A vertical cylindrical container partially filled with a liquid is rotated. The angular speed at which the liquid will start spilling is to be determined.
Assumptions 1 The increase in the rotational speed is very slow so that the liquid in the container always acts as a rigid body. 2 The bottom surface of the container remains covered with liquid during rotation (no dry spots).
Analysis Taking the center of the bottom surface of the rotating vertical cylinder as the origin (r = 0, z = 0), the equation for the free surface of the liquid is given as
z_{s}=h_{0}-\frac{\omega^{2}}{4 g}\left(R^{2}-2 r^{2}\right)
Then the vertical height of the liquid at the edge of the container where r = R becomes
z_{s}(R)=h_{0}+\frac{\omega^{2} R^{2}}{4 g}
where h_{0}=0.5 m is the original height of the liquid before rotation.
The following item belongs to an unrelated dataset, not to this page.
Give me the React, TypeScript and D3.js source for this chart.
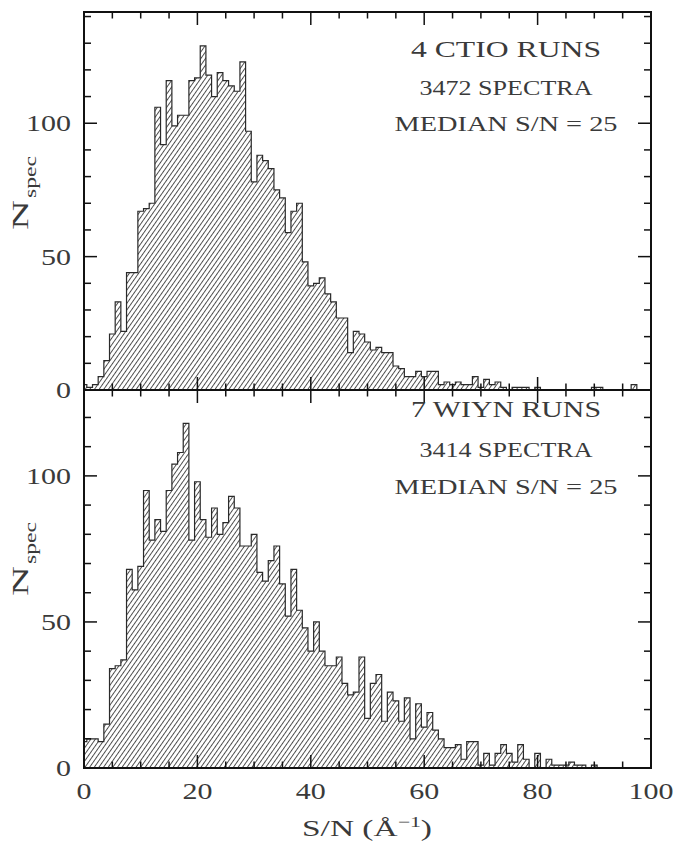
import React from "react";
import * as d3 from "d3";

// counts per unit S/N bin (bin centred on integer S/N, 0..99)
const ctioCounts = [
  2, 1, 2, 5, 11, 21, 33, 22, 44, 44,
  67, 68, 70, 106, 92, 116, 99, 103, 103, 116,
  117, 129, 118, 110, 119, 116, 114, 112, 123, 97,
  78, 88, 86, 83, 75, 72, 59, 67, 70, 48,
  39, 40, 42, 36, 33, 27, 27, 14, 22, 21,
  18, 15, 16, 14, 14, 9, 8, 5, 5, 7,
  5, 7, 7, 2, 3, 2, 3, 2, 2, 5,
  1, 4, 2, 3, 1, 0, 1, 1, 1, 0,
  1, 0, 0, 0, 0, 0, 0, 0, 0, 0,
  1, 1, 0, 0, 0, 0, 0, 2, 0, 0,
];

const wiynCounts = [
  9, 10, 10, 9, 15, 34, 35, 37, 68, 61,
  69, 95, 78, 85, 81, 95, 104, 108, 118, 78,
  98, 85, 79, 89, 80, 84, 93, 89, 76, 76,
  80, 67, 64, 71, 76, 63, 52, 68, 54, 48,
  40, 50, 40, 35, 35, 38, 29, 25, 26, 38,
  17, 29, 32, 16, 26, 23, 16, 24, 10, 22,
  14, 19, 13, 10, 7, 7, 8, 3, 9, 9,
  1, 5, 1, 5, 8, 5, 2, 8, 3, 0,
  5, 0, 3, 1, 1, 1, 2, 1, 1, 0,
  1, 0, 0, 0, 0, 0, 0, 0, 0, 0,
];

const ctioLabels = ["4 CTIO RUNS", "3472 SPECTRA", "MEDIAN S/N = 25"];
const wiynLabels = ["7 WIYN RUNS", "3414 SPECTRA", "MEDIAN S/N = 25"];

const xTickLabels = [0, 20, 40, 60, 80, 100];
const yTickLabels = [0, 50, 100];

const W = 675;
const H = 844;
const left = 84;
const right = 651;
const font = "'Liberation Serif', 'DejaVu Serif', serif";
const ink = "#3a3a3a";

const x = d3.scaleLinear().domain([0, 100]).range([left, right]);

function stepPoints(counts: number[]): [number, number][] {
  const pts: [number, number][] = [[0, 0]];
  counts.forEach((c, i) => {
    const lo = Math.max(0, i - 0.5);
    const hi = Math.min(100, i + 0.5);
    pts.push([lo, c], [hi, c]);
  });
  pts.push([counts.length - 0.5, 0]);
  return pts;
}

function Panel({ counts, labels, top, bottom, yMax, lineYs, nLabelY }: any) {
  const y = d3.scaleLinear().domain([0, yMax]).range([bottom, top]);
  const line = d3.line<[number, number]>()
    .x(d => x(d[0]))
    .y(d => y(d[1]));
  const path = line(stepPoints(counts)) || "";

  const xt = d3.range(0, 101, 5);
  const yt = d3.range(0, yMax, 10);
  const sizes = [22.5, 20, 20];
  const widths = [190, 173, 223];

  return (
    <g>
      <path d={path + "Z"} fill="url(#hatch)" stroke="none" />
      <path d={path} fill="none" stroke="#2a2a2a" strokeWidth={1.2} />
      {xt.map(v => {
        const len = v % 20 === 0 ? 13 : 6.5;
        return (
          <g key={"x" + v}>
            <line x1={x(v)} x2={x(v)} y1={bottom} y2={bottom - len} stroke="#111" strokeWidth={1.5} />
            <line x1={x(v)} x2={x(v)} y1={top} y2={top + len} stroke="#111" strokeWidth={1.5} />
          </g>
        );
      })}
      {yt.map(v => {
        const len = v % 50 === 0 ? 13 : 7;
        return (
          <g key={"y" + v}>
            <line x1={left} x2={left + len} y1={y(v)} y2={y(v)} stroke="#111" strokeWidth={1.5} />
            <line x1={right} x2={right - len} y1={y(v)} y2={y(v)} stroke="#111" strokeWidth={1.5} />
          </g>
        );
      })}
      {yTickLabels.map(v => (
        <text key={"yl" + v} x={71} y={y(v) + 8} textAnchor="end" fontSize={23}
          fontFamily={font} fill={ink}
          textLength={String(v).length * 15} lengthAdjust="spacingAndGlyphs">{v}</text>
      ))}
      <g transform={`translate(28,${nLabelY}) rotate(-90)`}>
        <text x={-6} y={0} textAnchor="end" fontFamily={font} fill={ink} fontSize={23}
          textLength={30} lengthAdjust="spacingAndGlyphs">N</text>
        <text x={-4} y={8} textAnchor="start" fontFamily={font} fill={ink} fontSize={17}
          textLength={42} lengthAdjust="spacingAndGlyphs">spec</text>
      </g>
      {labels.map((s: string, i: number) => (
        <text key={s + i} x={506} y={lineYs[i]} textAnchor="middle" fontFamily={font}
          fontSize={sizes[i]} fill={ink} textLength={widths[i]} lengthAdjust="spacingAndGlyphs">{s}</text>
      ))}
      <rect x={left} y={top} width={right - left} height={bottom - top}
        fill="none" stroke="#111" strokeWidth={2} />
    </g>
  );
}

export default function App() {
  return (
    <svg width={W} height={H} viewBox={`0 0 ${W} ${H}`}
      style={{ position: "absolute", left: 0, top: 0, background: "#fff" }}>
      <defs>
        <pattern id="hatch" patternUnits="userSpaceOnUse" width={3.8} height={10}
          patternTransform="rotate(35)">
          <line x1={0.5} y1={0} x2={0.5} y2={10} stroke="#3a3a3a" strokeWidth={0.9} />
        </pattern>
      </defs>
      <rect width={W} height={H} fill="#fff" />
      <Panel counts={ctioCounts} labels={ctioLabels} top={12} bottom={390} yMax={141.7}
        lineYs={[57, 95, 131]} nLabelY={194} />
      <Panel counts={wiynCounts} labels={wiynLabels} top={390} bottom={768} yMax={129.4}
        lineYs={[417, 457, 494]} nLabelY={560} />
      {xTickLabels.map(v => (
        <text key={"xl" + v} x={x(v)} y={799} textAnchor="middle" fontSize={23}
          fontFamily={font} fill={ink}
          textLength={String(v).length * 15} lengthAdjust="spacingAndGlyphs">{v}</text>
      ))}
      <text x={367} y={836} textAnchor="middle" fontSize={23} fontFamily={font} fill={ink}
        textLength={130} lengthAdjust="spacingAndGlyphs">
        S/N (Å<tspan fontSize={15} dy={-9}>−1</tspan><tspan dy={9}>)</tspan>
      </text>
    </svg>
  );
}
Just before the liquid starts spilling, the height of the liquid at the edge of the container equals the height of the container, and thus z_{s}(R)=H=0.6 m. Solving the last equation for ω and substituting, the maximum rotational speed of the container is determined to be
\omega=\sqrt{\frac{4 g\left(H-h_{0}\right)}{R^{2}}}=\sqrt{\frac{4\left(9.81 m / s ^{2}\right)[(0.6-0.5) m ]}{(0.1 m )^{2}}}=19.8 rad / s
Noting that one complete revolution corresponds to 2π rad, the rotational speed of the container can also be expressed in terms of revolutions per minute (rpm) as
\dot{n}=\frac{\omega}{2 \pi}=\frac{19.8 rad / s }{2 \pi rad / rev }\left(\frac{60 s }{1 min }\right)=189 rpm
Therefore, the rotational speed of this container should be limited to 189 rpm to avoid any spill of liquid as a result of the centrifugal effect.
Discussion Note that the analysis is valid for any liquid since the result is independent of density or any other fluid property. We should also verify that our assumption of no dry spots is valid. The liquid height at the center is
z_{s}(0)=h_{0}-\frac{\omega^{2} R^{2}}{4 g}=0.4 m
Since z_{s}(0) is positive, our assumption is validated.